Philippe Kronberg, General Manager at Shangri-La Sydney, said that with no international arrivals, the hotel had tried to make the most of a "staycation" market.
"We've had a lot of guests on weekends; lots of birthdays and engagements and wedding anniversaries," Mr Kronberg said.
"Guests who have been confined in their apartments come here and really enjoy the hotel. They want to have a no-hassle time with us."
The decimation seen in other parts of the tourism industry also hit the Shangri-La, with occupancy rates plunging from a full house in February to single digits just weeks later.
"It's still pretty tough; we're not out of the woods yet," Mr Kronberg said.
"Demand is pretty strong, but mostly on weekends and holidays. It's still tough during weekdays because we don't have that corporate market."
The recent opening of South Australia's borders had been a positive, he said, while inquiries from other states were also picking up as border openings moved closer to reality.
"The Sydney New Year's Eve fireworks are huge for us. We're expecting to be full, although it will likely be all Australians," Mr Kronberg said.
Other players in the tourism industry are even more dependant on the international market, and are supporting each other in a grim effort to just hang on.
Cairns-based reef tour operator Alan Wallish said he and two other companies had come to an arrangement early during the lockdown to take their boats out on different days.
"It's been a great initiative," he said.
"It's meant that passengers can always find a boat running to the reef and it means we're not fighting each other to find passengers."
Mr Wallish said his boat Passions of Paradise carried 31,000 people out to the reef in 2019, but business was down 70 per cent this year.
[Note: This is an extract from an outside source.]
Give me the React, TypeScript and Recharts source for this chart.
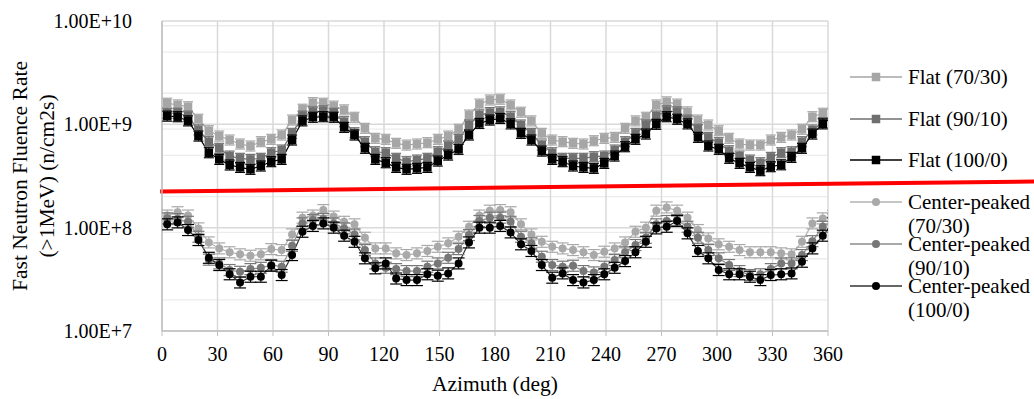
import React from 'react';
import {CartesianGrid, Legend, Line, LineChart, ReferenceLine, XAxis, YAxis} from 'recharts';

const FONT = '"Liberation Serif", "Times New Roman", Times, serif';
const TEXT = '#000';

// azimuth of each tally (deg); last one wraps past 360
const AZIMUTH = [
  2.8125, 8.4375, 14.0625, 19.6875, 25.3125, 30.9375, 36.5625, 42.1875, 47.8125, 53.4375,
  59.0625, 64.6875, 70.3125, 75.9375, 81.5625, 87.1875, 92.8125, 98.4375, 104.0625, 109.6875,
  115.3125, 120.9375, 126.5625, 132.1875, 137.8125, 143.4375, 149.0625, 154.6875, 160.3125, 165.9375,
  171.5625, 177.1875, 182.8125, 188.4375, 194.0625, 199.6875, 205.3125, 210.9375, 216.5625, 222.1875,
  227.8125, 233.4375, 239.0625, 244.6875, 250.3125, 255.9375, 261.5625, 267.1875, 272.8125, 278.4375,
  284.0625, 289.6875, 295.3125, 300.9375, 306.5625, 312.1875, 317.8125, 323.4375, 329.0625, 334.6875,
  340.3125, 345.9375, 351.5625, 357.1875, 362.8125,
];

const FLAT_70_30 = [
  1.60e9, 1.54e9, 1.48e9, 1.12e9, 8.67e8, 7.70e8, 7.05e8, 6.45e8, 6.17e8, 6.79e8,
  7.16e8, 7.88e8, 1.10e9, 1.40e9, 1.62e9, 1.60e9, 1.50e9, 1.38e9, 1.17e9, 9.15e8,
  7.32e8, 7.16e8, 6.55e8, 6.30e8, 6.45e8, 6.64e8, 7.16e8, 7.70e8, 8.95e8, 1.23e9,
  1.57e9, 1.72e9, 1.75e9, 1.54e9, 1.31e9, 1.08e9, 8.18e8, 7.05e8, 6.79e8, 6.55e8,
  6.45e8, 6.94e8, 7.32e8, 7.48e8, 9.15e8, 1.08e9, 1.17e9, 1.54e9, 1.65e9, 1.57e9,
  1.32e9, 1.10e9, 9.85e8, 8.67e8, 7.32e8, 6.45e8, 6.30e8, 6.30e8, 7.05e8, 7.48e8,
  7.88e8, 8.95e8, 1.185e9, 1.28e9, 1.60e9,
];

const FLAT_90_10 = [
  1.28e9, 1.28e9, 1.20e9, 8.81e8, 6.79e8, 5.86e8, 4.93e8, 4.69e8, 4.58e8, 4.69e8,
  5.31e8, 5.64e8, 8.18e8, 1.20e9, 1.32e9, 1.35e9, 1.28e9, 1.06e9, 8.29e8, 6.79e8,
  5.43e8, 5.31e8, 4.69e8, 4.35e8, 4.51e8, 4.69e8, 5.43e8, 6.17e8, 7.16e8, 9.85e8,
  1.23e9, 1.30e9, 1.32e9, 1.185e9, 9.85e8, 8.18e8, 6.30e8, 5.31e8, 4.69e8, 4.69e8,
  4.69e8, 4.86e8, 4.93e8, 5.64e8, 6.79e8, 8.18e8, 9.85e8, 1.20e9, 1.35e9, 1.32e9,
  1.10e9, 8.95e8, 7.48e8, 6.64e8, 5.55e8, 4.93e8, 4.51e8, 4.25e8, 4.79e8, 5.31e8,
  5.43e8, 6.79e8, 8.81e8, 1.04e9, 1.28e9,
];

const FLAT_100_0 = [
  1.20e9, 1.185e9, 1.08e9, 7.70e8, 5.31e8, 4.58e8, 4.04e8, 3.83e8, 3.67e8, 3.95e8,
  4.35e8, 4.58e8, 7.05e8, 1.08e9, 1.17e9, 1.185e9, 1.17e9, 9.35e8, 7.88e8, 5.86e8,
  4.58e8, 4.25e8, 3.83e8, 3.67e8, 3.75e8, 3.83e8, 4.41e8, 5.04e8, 5.73e8, 7.88e8,
  1.02e9, 1.10e9, 1.14e9, 1.01e9, 8.18e8, 7.05e8, 5.51e8, 4.58e8, 4.35e8, 3.95e8,
  3.83e8, 3.75e8, 4.19e8, 4.93e8, 6.07e8, 7.16e8, 8.05e8, 1.00e9, 1.185e9, 1.12e9,
  1.01e9, 7.48e8, 6.17e8, 5.73e8, 4.69e8, 4.19e8, 3.83e8, 3.56e8, 3.89e8, 4.06e8,
  4.79e8, 5.86e8, 8.05e8, 1.01e9, 1.20e9,
];

const CP_70_30 = [
  1.31e8, 1.41e8, 1.31e8, 9.84e7, 7.2e7, 6.30e7, 5.78e7, 5.52e7, 5.35e7, 5.52e7,
  6.2e7, 6.07e7, 8.6e7, 1.25e8, 1.31e8, 1.48e8, 1.28e8, 1.14e8, 1.077e8, 7.98e7,
  6.30e7, 6.30e7, 5.64e7, 5.43e7, 5.64e7, 5.95e7, 6.53e7, 7.05e7, 8.17e7, 1.02e8,
  1.31e8, 1.46e8, 1.48e8, 1.41e8, 1.077e8, 8.6e7, 7.30e7, 6.53e7, 6.3e7, 6.07e7,
  5.78e7, 5.43e7, 5.85e7, 6.30e7, 7.2e7, 9.13e7, 1.0e8, 1.46e8, 1.57e8, 1.46e8,
  1.25e8, 9.48e7, 7.87e7, 6.9e7, 6.53e7, 6.07e7, 5.78e7, 5.78e7, 5.78e7, 5.64e7,
  5.52e7, 7.30e7, 1.10e8, 1.23e8, 1.3e8,
];

const CP_90_10 = [
  1.23e8, 1.21e8, 1.14e8, 8.17e7, 4.9e7, 4.51e7, 3.89e7, 3.74e7, 3.97e7, 4.09e7,
  4.35e7, 4.19e7, 6.68e7, 1.10e8, 1.185e8, 1.21e8, 1.10e8, 9.84e7, 8.6e7, 6.07e7,
  4.51e7, 4.09e7, 3.97e7, 3.80e7, 3.80e7, 4.19e7, 4.51e7, 5.11e7, 6.2e7, 8.48e7,
  1.16e8, 1.25e8, 1.25e8, 1.14e8, 8.17e7, 7.05e7, 5.23e7, 4.35e7, 4.19e7, 4.28e7,
  3.80e7, 3.69e7, 4.19e7, 4.86e7, 5.78e7, 6.79e7, 7.98e7, 1.077e8, 1.16e8, 1.185e8,
  1.02e8, 7.98e7, 6.07e7, 5.05e7, 4.35e7, 3.80e7, 3.48e7, 3.54e7, 3.97e7, 4.51e7,
  4.51e7, 5.43e7, 7.4e7, 1.02e8, 1.2e8,
];

const CP_100_0 = [
  1.077e8, 1.125e8, 9.48e7, 7.59e7, 5.11e7, 4.35e7, 3.54e7, 2.95e7, 3.35e7, 3.35e7,
  4.28e7, 3.48e7, 5.43e7, 9.13e7, 1.04e8, 1.10e8, 1.0e8, 8.36e7, 7.30e7, 5.05e7,
  4.04e7, 4.51e7, 3.22e7, 3.11e7, 3.11e7, 3.54e7, 3.43e7, 3.61e7, 4.51e7, 7.2e7,
  1.0e8, 1.0e8, 1.04e8, 9.0e7, 6.9e7, 5.95e7, 4.35e7, 3.28e7, 3.61e7, 3.11e7,
  2.95e7, 3.11e7, 3.54e7, 4.09e7, 4.75e7, 5.78e7, 7.30e7, 9.84e7, 1.02e8, 1.16e8,
  8.81e7, 5.95e7, 5.05e7, 3.89e7, 3.54e7, 3.54e7, 3.35e7, 3.11e7, 3.48e7, 3.54e7,
  3.61e7, 4.68e7, 6.30e7, 8.36e7, 1.1e8,
];

const X_TICKS = [0, 30, 60, 90, 120, 150, 180, 210, 240, 270, 300, 330, 360];
const Y_TICKS = [1e7, 1e8, 1e9, 1e10];
const Y_MINOR = [
  2e7, 3e7, 4e7, 5e7, 6e7, 7e7, 8e7, 9e7,
  2e8, 3e8, 4e8, 5e8, 6e8, 7e8, 8e8, 9e8,
  2e9, 3e9, 4e9, 5e9, 6e9, 7e9, 8e9, 9e9,
];

// hand-drawn red separator line (azimuth, fluence) end points
const RED_LINE = [{x: -1, y: 2.24e8}, {x: 471.5, y: 2.8e8}];

type Shape = 'square' | 'circle';

interface SeriesDef {
  key: string;
  name: string;
  values: number[];
  shape: Shape;
  marker: string;
  line: string;
}

const SERIES: SeriesDef[] = [
  {key: 'f70', name: 'Flat (70/30)', values: FLAT_70_30, shape: 'square', marker: '#a6a6a6', line: '#a6a6a6'},
  {key: 'f90', name: 'Flat (90/10)', values: FLAT_90_10, shape: 'square', marker: '#6f6f6f', line: '#6f6f6f'},
  {key: 'f100', name: 'Flat (100/0)', values: FLAT_100_0, shape: 'square', marker: '#000000', line: '#000000'},
  {key: 'c70', name: 'Center-peaked (70/30)', values: CP_70_30, shape: 'circle', marker: '#a9a9a9', line: '#b3b3b3'},
  {key: 'c90', name: 'Center-peaked (90/10)', values: CP_90_10, shape: 'circle', marker: '#777777', line: '#8c8c8c'},
  {key: 'c100', name: 'Center-peaked (100/0)', values: CP_100_0, shape: 'circle', marker: '#000000', line: '#333333'},
];

const chartData = AZIMUTH.map((az, i) => {
  const row: Record<string, number> = {az};
  SERIES.forEach(s => {
    row[s.key] = s.values[i];
  });
  return row;
});

const Marker = ({cx, cy, shape, color}: {cx: number; cy: number; shape: Shape; color: string}) => {
  if (shape === 'square') {
    return <rect x={cx - 4.25} y={cy - 4.25} width={8.5} height={8.5} fill={color} />;
  }
  return <circle cx={cx} cy={cy} r={4} fill={color} />;
};

// marker with small error-bar caps, as in the spreadsheet plot
const makeDot = (shape: Shape, color: string) => (props: any) => {
  const {cx, cy, index} = props;
  if (cx == null || cy == null) return <g key={`d-${index}`} />;
  const half = shape === 'square' ? 5 : 6;
  const gap = shape === 'square' ? 5 : 5.5;
  return (
    <g key={`d-${index}`}>
      <line x1={cx} x2={cx} y1={cy - gap} y2={cy + gap} stroke={color} strokeWidth={1} />
      <line x1={cx - half} x2={cx + half} y1={cy - gap} y2={cy - gap} stroke={color} strokeWidth={1.2} />
      <line x1={cx - half} x2={cx + half} y1={cy + gap} y2={cy + gap} stroke={color} strokeWidth={1.2} />
      <Marker cx={cx} cy={cy} shape={shape} color={color} />
    </g>
  );
};

const renderLegend = () => (
  <div style={{width: 186, fontFamily: FONT, fontSize: 21, color: TEXT}}>
    {SERIES.map(s => (
      <div key={s.key} style={{height: 41.86, display: 'flex', alignItems: 'flex-start'}}>
        <svg width={58} height={24} style={{flex: 'none', display: 'block'}}>
          <line x1={2} x2={54} y1={12} y2={12} stroke={s.line} strokeWidth={1.3} />
          <Marker cx={28} cy={12} shape={s.shape} color={s.marker} />
        </svg>
        <div style={{marginLeft: 2, width: 126, lineHeight: '24px', whiteSpace: 'normal'}}>{s.name}</div>
      </div>
    ))}
  </div>
);

const titleStyle = {fontFamily: FONT, fontSize: 21.5, fill: TEXT};

const YTitle = (props: any) => {
  const {x, y, height} = props.viewBox;
  const cy = y + height / 2;
  return (
    <g>
      <text x={x + 20} y={cy} transform={`rotate(-90 ${x + 20} ${cy})`} textAnchor="middle"
            dominantBaseline="central" style={titleStyle}>
        Fast Neutron Fluence Rate
      </text>
      <text x={x + 47} y={cy} transform={`rotate(-90 ${x + 47} ${cy})`} textAnchor="middle"
            dominantBaseline="central" style={titleStyle}>
        (&gt;1MeV) (n/cm2s)
      </text>
    </g>
  );
};

const tickStyle = {fontFamily: FONT, fontSize: 20, fill: TEXT};

export default function App() {
  return (
    <div style={{position: 'absolute', left: 0, top: 0, width: 1034, height: 399, background: '#fff'}}>
      <LineChart width={1034} height={399} data={chartData} margin={{top: 21, right: 20, bottom: 0, left: 0}}>
        <CartesianGrid vertical={false} horizontalValues={Y_MINOR} stroke="#ececec" strokeWidth={1.3} />
        <CartesianGrid horizontalValues={Y_TICKS} stroke="#d9d9d9" strokeWidth={1.5} />
        <XAxis
          dataKey="az"
          type="number"
          domain={[0, 360]}
          ticks={X_TICKS}
          interval={0}
          allowDataOverflow
          height={68}
          axisLine={{stroke: '#bfbfbf', strokeWidth: 1.5}}
          tickLine={{stroke: '#bfbfbf'}}
          tickSize={5}
          tickMargin={11}
          tick={tickStyle}
          label={{value: 'Azimuth (deg)', position: 'insideBottom', offset: 8, style: titleStyle}}
        />
        <YAxis
          type="number"
          scale="log"
          domain={[1e7, 1e10]}
          ticks={Y_TICKS}
          allowDataOverflow
          width={162}
          axisLine={{stroke: '#bfbfbf', strokeWidth: 1.5}}
          tickLine={false}
          tickSize={6}
          tickMargin={24}
          tick={tickStyle}
          tickFormatter={(v: number) => v.toExponential(2).toUpperCase()}
          label={{content: YTitle}}
        />
        {SERIES.map(s => (
          <Line
            key={s.key}
            dataKey={s.key}
            name={s.name}
            type="linear"
            stroke={s.line}
            strokeWidth={1.2}
            dot={makeDot(s.shape, s.marker)}
            activeDot={false}
            isAnimationActive={false}
          />
        ))}
        <ReferenceLine segment={RED_LINE} stroke="#ff0000" strokeWidth={4} ifOverflow="visible" />
        <Legend
          layout="vertical"
          align="right"
          verticalAlign="top"
          width={186}
          wrapperStyle={{left: 848, top: 64.7, right: 'auto'}}
          content={renderLegend}
        />
      </LineChart>
    </div>
  );
}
A staff of 35 was now down to 18.
The opening of Queensland's borders in July led to "an instant surge in numbers, but then the border closed and those numbers disappeared," he said.
"You can't run a tourism business with no tourists. We need Australians to come up to Cairns and have a wonderful time."
Despite the grim year, Mr Wallish said morale among his team was "fantastic".
"We're out to survive," he said. "I've been really proud of my staff. We've lifted the game to the highest possible standards.
"Everybody is working hard in Cairns. We're all in this together."
With Australian tourism facing its biggest-ever test, that spirit of co-operation between operators may be the one thing that pulls them all through.